* [Given task]: Report every line in the listing that contains the string "matplotlib".
──────── Input
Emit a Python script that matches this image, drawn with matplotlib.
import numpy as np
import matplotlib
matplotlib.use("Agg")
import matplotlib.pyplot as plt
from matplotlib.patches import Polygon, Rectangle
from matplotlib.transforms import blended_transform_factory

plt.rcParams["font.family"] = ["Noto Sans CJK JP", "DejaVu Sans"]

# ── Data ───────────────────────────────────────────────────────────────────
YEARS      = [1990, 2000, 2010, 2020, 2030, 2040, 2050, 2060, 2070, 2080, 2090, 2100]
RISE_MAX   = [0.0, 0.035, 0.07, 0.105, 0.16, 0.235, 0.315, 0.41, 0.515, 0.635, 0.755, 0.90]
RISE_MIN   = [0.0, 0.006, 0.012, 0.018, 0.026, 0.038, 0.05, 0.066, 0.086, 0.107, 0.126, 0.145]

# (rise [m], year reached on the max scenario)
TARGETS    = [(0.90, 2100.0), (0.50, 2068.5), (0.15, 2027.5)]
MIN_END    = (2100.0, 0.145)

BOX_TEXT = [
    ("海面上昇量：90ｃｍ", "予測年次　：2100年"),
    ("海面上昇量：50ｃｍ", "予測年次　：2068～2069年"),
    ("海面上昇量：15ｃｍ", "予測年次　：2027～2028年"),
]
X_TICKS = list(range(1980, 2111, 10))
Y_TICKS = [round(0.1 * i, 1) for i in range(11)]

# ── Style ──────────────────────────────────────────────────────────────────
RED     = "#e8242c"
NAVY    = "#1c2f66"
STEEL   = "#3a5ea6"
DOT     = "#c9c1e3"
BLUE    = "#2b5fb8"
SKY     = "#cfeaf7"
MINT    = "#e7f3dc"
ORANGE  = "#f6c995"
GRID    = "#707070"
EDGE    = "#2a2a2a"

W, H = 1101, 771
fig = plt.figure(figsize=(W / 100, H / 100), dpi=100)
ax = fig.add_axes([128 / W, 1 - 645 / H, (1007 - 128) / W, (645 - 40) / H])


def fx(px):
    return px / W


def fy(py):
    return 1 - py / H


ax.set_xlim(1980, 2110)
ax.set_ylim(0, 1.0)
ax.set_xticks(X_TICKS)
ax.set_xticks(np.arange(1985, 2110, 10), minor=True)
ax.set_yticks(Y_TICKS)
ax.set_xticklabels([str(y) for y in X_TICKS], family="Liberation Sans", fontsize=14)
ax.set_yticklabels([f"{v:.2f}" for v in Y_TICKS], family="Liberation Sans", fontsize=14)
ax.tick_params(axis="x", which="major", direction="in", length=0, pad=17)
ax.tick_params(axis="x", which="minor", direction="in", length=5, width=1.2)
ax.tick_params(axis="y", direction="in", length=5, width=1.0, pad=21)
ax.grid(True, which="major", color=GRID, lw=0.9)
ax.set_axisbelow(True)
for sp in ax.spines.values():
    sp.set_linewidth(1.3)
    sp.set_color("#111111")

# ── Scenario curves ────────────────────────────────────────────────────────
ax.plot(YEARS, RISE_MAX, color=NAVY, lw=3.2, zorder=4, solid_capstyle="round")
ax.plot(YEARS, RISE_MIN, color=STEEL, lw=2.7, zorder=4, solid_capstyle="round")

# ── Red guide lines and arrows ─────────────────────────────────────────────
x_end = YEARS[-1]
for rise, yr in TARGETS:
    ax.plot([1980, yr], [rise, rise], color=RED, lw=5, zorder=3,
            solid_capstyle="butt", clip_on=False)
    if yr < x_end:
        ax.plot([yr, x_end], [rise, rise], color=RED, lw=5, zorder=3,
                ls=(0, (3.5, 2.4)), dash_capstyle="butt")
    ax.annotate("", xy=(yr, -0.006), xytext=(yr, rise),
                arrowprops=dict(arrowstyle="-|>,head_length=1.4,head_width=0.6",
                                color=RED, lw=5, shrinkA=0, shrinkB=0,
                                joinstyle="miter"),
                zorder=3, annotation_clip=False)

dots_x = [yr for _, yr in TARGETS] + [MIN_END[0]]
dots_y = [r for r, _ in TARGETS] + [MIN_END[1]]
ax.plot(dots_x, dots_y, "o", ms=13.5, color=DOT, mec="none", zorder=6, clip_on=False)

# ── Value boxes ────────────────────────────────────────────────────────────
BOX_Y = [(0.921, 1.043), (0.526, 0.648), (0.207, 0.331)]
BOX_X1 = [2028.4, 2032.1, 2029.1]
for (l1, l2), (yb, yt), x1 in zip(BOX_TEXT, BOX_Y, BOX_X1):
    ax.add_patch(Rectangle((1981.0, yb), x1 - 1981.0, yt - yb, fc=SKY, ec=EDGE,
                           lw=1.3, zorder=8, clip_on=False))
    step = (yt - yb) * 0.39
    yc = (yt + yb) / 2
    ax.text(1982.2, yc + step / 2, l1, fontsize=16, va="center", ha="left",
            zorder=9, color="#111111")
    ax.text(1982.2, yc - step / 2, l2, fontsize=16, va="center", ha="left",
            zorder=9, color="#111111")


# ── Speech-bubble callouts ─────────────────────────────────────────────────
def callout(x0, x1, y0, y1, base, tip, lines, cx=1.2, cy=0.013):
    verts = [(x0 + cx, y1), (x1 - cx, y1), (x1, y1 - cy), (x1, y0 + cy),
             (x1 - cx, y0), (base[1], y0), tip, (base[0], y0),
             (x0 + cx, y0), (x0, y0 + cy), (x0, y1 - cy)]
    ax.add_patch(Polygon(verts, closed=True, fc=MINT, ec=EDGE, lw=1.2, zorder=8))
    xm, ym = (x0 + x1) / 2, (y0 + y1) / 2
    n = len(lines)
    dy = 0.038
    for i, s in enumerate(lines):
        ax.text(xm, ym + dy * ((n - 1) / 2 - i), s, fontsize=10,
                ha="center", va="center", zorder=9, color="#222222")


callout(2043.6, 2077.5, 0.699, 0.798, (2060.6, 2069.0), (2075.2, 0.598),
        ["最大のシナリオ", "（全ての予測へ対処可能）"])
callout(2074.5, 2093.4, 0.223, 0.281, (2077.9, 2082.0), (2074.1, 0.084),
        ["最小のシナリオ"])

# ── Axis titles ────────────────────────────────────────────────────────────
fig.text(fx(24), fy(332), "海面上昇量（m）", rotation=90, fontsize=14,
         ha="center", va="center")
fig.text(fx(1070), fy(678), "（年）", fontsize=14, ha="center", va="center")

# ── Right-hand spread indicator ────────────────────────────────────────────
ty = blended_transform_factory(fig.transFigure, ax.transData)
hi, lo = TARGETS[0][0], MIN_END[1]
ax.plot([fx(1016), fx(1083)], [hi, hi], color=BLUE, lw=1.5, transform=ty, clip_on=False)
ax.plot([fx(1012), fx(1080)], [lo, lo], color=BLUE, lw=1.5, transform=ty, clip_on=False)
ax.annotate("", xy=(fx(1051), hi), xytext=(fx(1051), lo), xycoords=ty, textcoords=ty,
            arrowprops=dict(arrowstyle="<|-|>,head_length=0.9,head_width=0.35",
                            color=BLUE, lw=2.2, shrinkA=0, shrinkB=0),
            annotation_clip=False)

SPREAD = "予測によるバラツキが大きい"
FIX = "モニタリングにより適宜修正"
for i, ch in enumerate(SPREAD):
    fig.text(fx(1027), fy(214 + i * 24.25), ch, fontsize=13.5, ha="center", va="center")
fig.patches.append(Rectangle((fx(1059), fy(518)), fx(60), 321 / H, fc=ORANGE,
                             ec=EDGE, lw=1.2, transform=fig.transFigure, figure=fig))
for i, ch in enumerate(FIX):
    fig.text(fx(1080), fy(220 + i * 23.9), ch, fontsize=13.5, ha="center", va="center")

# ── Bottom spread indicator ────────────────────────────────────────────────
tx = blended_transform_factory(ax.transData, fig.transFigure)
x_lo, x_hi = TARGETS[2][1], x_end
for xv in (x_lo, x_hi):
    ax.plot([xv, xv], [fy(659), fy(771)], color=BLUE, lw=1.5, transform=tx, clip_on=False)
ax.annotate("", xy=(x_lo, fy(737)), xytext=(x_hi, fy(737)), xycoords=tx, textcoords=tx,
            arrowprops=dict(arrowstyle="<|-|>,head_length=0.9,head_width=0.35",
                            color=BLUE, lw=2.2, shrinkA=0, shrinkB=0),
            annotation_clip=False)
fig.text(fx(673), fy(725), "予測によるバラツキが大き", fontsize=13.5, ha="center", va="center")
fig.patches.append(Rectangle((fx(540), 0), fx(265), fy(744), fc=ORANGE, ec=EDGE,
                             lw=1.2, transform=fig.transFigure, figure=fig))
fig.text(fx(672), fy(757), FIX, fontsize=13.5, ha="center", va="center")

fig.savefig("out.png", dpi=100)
────────────────
──────── Input
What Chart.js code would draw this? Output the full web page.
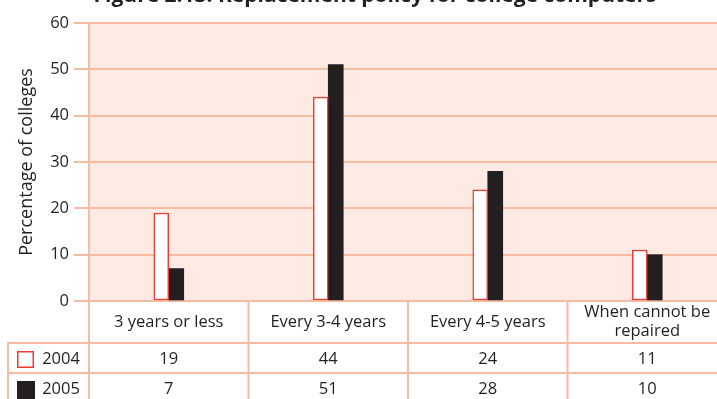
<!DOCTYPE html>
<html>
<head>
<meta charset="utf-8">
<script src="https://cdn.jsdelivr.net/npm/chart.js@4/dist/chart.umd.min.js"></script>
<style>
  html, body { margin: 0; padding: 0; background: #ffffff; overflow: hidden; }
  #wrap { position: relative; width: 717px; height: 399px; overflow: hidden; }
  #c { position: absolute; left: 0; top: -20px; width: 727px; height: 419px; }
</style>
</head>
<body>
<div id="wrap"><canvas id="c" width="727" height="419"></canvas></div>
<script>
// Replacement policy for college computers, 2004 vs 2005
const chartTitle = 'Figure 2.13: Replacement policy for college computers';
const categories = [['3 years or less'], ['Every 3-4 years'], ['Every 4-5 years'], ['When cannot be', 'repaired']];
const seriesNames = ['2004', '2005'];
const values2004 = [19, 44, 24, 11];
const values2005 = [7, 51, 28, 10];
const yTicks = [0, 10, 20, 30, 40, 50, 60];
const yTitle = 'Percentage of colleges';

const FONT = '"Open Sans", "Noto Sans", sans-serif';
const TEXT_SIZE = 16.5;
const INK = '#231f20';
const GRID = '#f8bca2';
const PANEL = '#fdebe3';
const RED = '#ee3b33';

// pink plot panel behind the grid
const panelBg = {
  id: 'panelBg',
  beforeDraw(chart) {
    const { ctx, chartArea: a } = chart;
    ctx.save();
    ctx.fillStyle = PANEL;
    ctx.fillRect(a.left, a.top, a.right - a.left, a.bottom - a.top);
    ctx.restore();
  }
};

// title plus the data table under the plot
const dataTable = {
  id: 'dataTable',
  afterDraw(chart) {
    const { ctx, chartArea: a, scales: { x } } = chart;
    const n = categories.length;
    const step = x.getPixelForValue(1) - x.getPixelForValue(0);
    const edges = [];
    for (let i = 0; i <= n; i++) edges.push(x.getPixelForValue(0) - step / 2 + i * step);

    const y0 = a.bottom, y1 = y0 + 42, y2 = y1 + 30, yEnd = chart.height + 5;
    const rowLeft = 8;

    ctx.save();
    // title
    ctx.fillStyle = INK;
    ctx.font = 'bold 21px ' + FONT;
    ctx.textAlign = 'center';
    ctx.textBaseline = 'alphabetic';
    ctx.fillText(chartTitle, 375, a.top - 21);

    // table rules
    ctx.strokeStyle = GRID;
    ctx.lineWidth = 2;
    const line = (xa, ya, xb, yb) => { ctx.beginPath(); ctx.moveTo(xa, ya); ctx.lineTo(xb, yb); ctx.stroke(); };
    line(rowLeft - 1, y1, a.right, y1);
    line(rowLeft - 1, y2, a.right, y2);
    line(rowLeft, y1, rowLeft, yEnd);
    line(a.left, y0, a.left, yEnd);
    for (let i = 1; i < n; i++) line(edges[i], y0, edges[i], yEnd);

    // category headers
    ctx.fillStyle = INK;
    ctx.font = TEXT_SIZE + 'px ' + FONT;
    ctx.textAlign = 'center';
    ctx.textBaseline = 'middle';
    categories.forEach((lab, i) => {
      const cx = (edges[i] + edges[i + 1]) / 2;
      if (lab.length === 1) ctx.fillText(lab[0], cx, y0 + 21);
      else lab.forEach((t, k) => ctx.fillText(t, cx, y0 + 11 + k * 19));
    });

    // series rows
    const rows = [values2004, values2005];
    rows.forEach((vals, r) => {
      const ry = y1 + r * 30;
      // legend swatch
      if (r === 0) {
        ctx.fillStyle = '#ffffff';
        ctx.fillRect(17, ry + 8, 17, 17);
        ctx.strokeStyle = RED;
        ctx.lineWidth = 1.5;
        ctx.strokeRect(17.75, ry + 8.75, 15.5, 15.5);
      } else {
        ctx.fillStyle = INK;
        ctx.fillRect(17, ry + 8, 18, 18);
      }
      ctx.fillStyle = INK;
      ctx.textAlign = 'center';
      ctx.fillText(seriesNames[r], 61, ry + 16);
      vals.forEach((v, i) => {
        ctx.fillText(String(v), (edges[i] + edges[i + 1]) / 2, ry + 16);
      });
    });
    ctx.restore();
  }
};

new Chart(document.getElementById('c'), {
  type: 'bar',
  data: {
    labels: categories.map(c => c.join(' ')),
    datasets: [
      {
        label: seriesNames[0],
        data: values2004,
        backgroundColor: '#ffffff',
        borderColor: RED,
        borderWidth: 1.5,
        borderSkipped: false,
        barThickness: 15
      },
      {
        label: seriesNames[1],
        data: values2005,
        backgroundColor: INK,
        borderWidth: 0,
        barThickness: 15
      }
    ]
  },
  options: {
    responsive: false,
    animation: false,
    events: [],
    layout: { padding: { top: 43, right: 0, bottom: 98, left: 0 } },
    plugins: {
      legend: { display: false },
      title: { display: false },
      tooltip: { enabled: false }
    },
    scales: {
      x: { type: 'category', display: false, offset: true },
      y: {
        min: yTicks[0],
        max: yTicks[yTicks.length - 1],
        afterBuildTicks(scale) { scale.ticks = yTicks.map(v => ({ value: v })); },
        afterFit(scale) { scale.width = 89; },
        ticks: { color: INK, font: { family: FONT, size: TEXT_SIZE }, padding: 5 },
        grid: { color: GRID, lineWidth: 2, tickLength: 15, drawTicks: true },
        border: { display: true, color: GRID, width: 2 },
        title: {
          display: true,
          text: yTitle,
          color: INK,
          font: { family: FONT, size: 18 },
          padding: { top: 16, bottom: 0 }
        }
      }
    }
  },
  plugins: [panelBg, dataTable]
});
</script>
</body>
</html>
────────────────
* [Result for this task]:
Emit a Python script that matches this image, drawn with matplotlib.
import matplotlib
matplotlib.use("Agg")
import matplotlib.pyplot as plt
from matplotlib.patches import Polygon, Rectangle
from matplotlib.transforms import blended_transform_factory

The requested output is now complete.